#### Entries provided:
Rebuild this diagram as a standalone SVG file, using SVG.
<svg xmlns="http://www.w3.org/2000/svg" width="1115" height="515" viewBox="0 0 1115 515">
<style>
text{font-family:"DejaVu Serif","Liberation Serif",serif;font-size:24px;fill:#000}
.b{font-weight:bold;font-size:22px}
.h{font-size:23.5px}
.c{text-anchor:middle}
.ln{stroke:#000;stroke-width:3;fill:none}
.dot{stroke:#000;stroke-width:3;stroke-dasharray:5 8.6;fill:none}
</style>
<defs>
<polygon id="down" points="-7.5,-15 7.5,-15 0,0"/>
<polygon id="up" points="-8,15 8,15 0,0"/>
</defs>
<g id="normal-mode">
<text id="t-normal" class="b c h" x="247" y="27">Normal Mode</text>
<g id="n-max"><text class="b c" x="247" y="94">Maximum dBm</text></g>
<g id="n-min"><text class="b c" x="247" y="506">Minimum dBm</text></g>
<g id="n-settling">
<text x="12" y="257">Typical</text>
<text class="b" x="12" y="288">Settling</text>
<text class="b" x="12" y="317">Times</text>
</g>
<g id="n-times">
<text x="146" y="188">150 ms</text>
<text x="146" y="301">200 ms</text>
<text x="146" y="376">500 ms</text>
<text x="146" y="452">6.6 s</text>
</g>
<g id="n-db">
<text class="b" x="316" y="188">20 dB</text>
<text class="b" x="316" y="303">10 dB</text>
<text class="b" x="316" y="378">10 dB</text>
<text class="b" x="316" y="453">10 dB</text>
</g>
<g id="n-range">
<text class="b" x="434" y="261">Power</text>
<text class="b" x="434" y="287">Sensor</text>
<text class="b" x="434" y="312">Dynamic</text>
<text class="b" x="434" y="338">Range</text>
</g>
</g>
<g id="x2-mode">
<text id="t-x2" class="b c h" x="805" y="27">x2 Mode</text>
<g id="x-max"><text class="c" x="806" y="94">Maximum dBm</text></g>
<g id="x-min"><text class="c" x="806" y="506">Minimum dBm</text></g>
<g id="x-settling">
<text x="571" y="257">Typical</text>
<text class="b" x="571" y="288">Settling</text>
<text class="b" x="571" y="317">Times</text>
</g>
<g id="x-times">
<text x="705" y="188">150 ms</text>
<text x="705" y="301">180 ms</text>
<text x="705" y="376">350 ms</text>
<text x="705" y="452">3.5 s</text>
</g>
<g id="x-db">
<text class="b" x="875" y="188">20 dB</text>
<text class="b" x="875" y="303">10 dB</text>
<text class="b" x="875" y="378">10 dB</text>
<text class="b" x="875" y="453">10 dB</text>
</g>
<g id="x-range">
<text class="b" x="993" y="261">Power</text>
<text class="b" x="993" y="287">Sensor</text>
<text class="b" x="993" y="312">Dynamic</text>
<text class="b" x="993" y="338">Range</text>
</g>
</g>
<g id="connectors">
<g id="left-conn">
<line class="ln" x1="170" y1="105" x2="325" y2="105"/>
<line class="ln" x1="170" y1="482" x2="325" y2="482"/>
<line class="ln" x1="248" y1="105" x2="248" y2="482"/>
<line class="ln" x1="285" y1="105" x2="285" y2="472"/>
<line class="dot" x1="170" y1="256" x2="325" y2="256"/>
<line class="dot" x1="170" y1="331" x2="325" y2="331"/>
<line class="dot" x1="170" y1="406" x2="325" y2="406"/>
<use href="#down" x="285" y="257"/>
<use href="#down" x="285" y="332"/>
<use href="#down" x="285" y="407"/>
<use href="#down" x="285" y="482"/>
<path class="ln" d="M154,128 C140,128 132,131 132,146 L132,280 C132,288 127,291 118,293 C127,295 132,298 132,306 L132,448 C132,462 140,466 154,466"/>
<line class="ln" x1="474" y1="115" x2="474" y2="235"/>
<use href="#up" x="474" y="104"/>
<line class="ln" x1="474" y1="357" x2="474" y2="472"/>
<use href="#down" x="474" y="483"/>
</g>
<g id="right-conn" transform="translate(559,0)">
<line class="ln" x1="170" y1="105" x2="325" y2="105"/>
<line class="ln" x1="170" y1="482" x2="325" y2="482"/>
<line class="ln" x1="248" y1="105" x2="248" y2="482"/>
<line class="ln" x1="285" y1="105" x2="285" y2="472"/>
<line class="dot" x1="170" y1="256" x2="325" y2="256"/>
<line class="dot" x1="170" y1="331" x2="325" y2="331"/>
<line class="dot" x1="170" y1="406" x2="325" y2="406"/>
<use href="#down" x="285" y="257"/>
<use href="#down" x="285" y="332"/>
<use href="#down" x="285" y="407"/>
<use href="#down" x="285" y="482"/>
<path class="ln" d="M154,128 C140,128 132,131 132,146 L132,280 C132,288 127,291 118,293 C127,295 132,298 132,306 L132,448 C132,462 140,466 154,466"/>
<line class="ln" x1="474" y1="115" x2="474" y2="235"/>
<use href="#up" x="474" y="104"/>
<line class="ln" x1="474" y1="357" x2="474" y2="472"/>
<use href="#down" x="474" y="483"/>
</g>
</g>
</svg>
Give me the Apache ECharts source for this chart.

#### Written exercise:
Repeat all the entries exactly as given.

#### Response:
Rebuild this diagram as a standalone SVG file, using SVG.
<svg xmlns="http://www.w3.org/2000/svg" width="1115" height="515" viewBox="0 0 1115 515">
<style>
text{font-family:"DejaVu Serif","Liberation Serif",serif;font-size:24px;fill:#000}
.b{font-weight:bold;font-size:22px}
.h{font-size:23.5px}
.c{text-anchor:middle}
.ln{stroke:#000;stroke-width:3;fill:none}
.dot{stroke:#000;stroke-width:3;stroke-dasharray:5 8.6;fill:none}
</style>
<defs>
<polygon id="down" points="-7.5,-15 7.5,-15 0,0"/>
<polygon id="up" points="-8,15 8,15 0,0"/>
</defs>
<g id="normal-mode">
<text id="t-normal" class="b c h" x="247" y="27">Normal Mode</text>
<g id="n-max"><text class="b c" x="247" y="94">Maximum dBm</text></g>
<g id="n-min"><text class="b c" x="247" y="506">Minimum dBm</text></g>
<g id="n-settling">
<text x="12" y="257">Typical</text>
<text class="b" x="12" y="288">Settling</text>
<text class="b" x="12" y="317">Times</text>
</g>
<g id="n-times">
<text x="146" y="188">150 ms</text>
<text x="146" y="301">200 ms</text>
<text x="146" y="376">500 ms</text>
<text x="146" y="452">6.6 s</text>
</g>
<g id="n-db">
<text class="b" x="316" y="188">20 dB</text>
<text class="b" x="316" y="303">10 dB</text>
<text class="b" x="316" y="378">10 dB</text>
<text class="b" x="316" y="453">10 dB</text>
</g>
<g id="n-range">
<text class="b" x="434" y="261">Power</text>
<text class="b" x="434" y="287">Sensor</text>
<text class="b" x="434" y="312">Dynamic</text>
<text class="b" x="434" y="338">Range</text>
</g>
</g>
<g id="x2-mode">
<text id="t-x2" class="b c h" x="805" y="27">x2 Mode</text>
<g id="x-max"><text class="c" x="806" y="94">Maximum dBm</text></g>
<g id="x-min"><text class="c" x="806" y="506">Minimum dBm</text></g>
<g id="x-settling">
<text x="571" y="257">Typical</text>
<text class="b" x="571" y="288">Settling</text>
<text class="b" x="571" y="317">Times</text>
</g>
<g id="x-times">
<text x="705" y="188">150 ms</text>
<text x="705" y="301">180 ms</text>
<text x="705" y="376">350 ms</text>
<text x="705" y="452">3.5 s</text>
</g>
<g id="x-db">
<text class="b" x="875" y="188">20 dB</text>
<text class="b" x="875" y="303">10 dB</text>
<text class="b" x="875" y="378">10 dB</text>
<text class="b" x="875" y="453">10 dB</text>
</g>
<g id="x-range">
<text class="b" x="993" y="261">Power</text>
<text class="b" x="993" y="287">Sensor</text>
<text class="b" x="993" y="312">Dynamic</text>
<text class="b" x="993" y="338">Range</text>
</g>
</g>
<g id="connectors">
<g id="left-conn">
<line class="ln" x1="170" y1="105" x2="325" y2="105"/>
<line class="ln" x1="170" y1="482" x2="325" y2="482"/>
<line class="ln" x1="248" y1="105" x2="248" y2="482"/>
<line class="ln" x1="285" y1="105" x2="285" y2="472"/>
<line class="dot" x1="170" y1="256" x2="325" y2="256"/>
<line class="dot" x1="170" y1="331" x2="325" y2="331"/>
<line class="dot" x1="170" y1="406" x2="325" y2="406"/>
<use href="#down" x="285" y="257"/>
<use href="#down" x="285" y="332"/>
<use href="#down" x="285" y="407"/>
<use href="#down" x="285" y="482"/>
<path class="ln" d="M154,128 C140,128 132,131 132,146 L132,280 C132,288 127,291 118,293 C127,295 132,298 132,306 L132,448 C132,462 140,466 154,466"/>
<line class="ln" x1="474" y1="115" x2="474" y2="235"/>
<use href="#up" x="474" y="104"/>
<line class="ln" x1="474" y1="357" x2="474" y2="472"/>
<use href="#down" x="474" y="483"/>
</g>
<g id="right-conn" transform="translate(559,0)">
<line class="ln" x1="170" y1="105" x2="325" y2="105"/>
<line class="ln" x1="170" y1="482" x2="325" y2="482"/>
<line class="ln" x1="248" y1="105" x2="248" y2="482"/>
<line class="ln" x1="285" y1="105" x2="285" y2="472"/>
<line class="dot" x1="170" y1="256" x2="325" y2="256"/>
<line class="dot" x1="170" y1="331" x2="325" y2="331"/>
<line class="dot" x1="170" y1="406" x2="325" y2="406"/>
<use href="#down" x="285" y="257"/>
<use href="#down" x="285" y="332"/>
<use href="#down" x="285" y="407"/>
<use href="#down" x="285" y="482"/>
<path class="ln" d="M154,128 C140,128 132,131 132,146 L132,280 C132,288 127,291 118,293 C127,295 132,298 132,306 L132,448 C132,462 140,466 154,466"/>
<line class="ln" x1="474" y1="115" x2="474" y2="235"/>
<use href="#up" x="474" y="104"/>
<line class="ln" x1="474" y1="357" x2="474" y2="472"/>
<use href="#down" x="474" y="483"/>
</g>
</g>
</svg>
Give me the Apache ECharts source for this chart.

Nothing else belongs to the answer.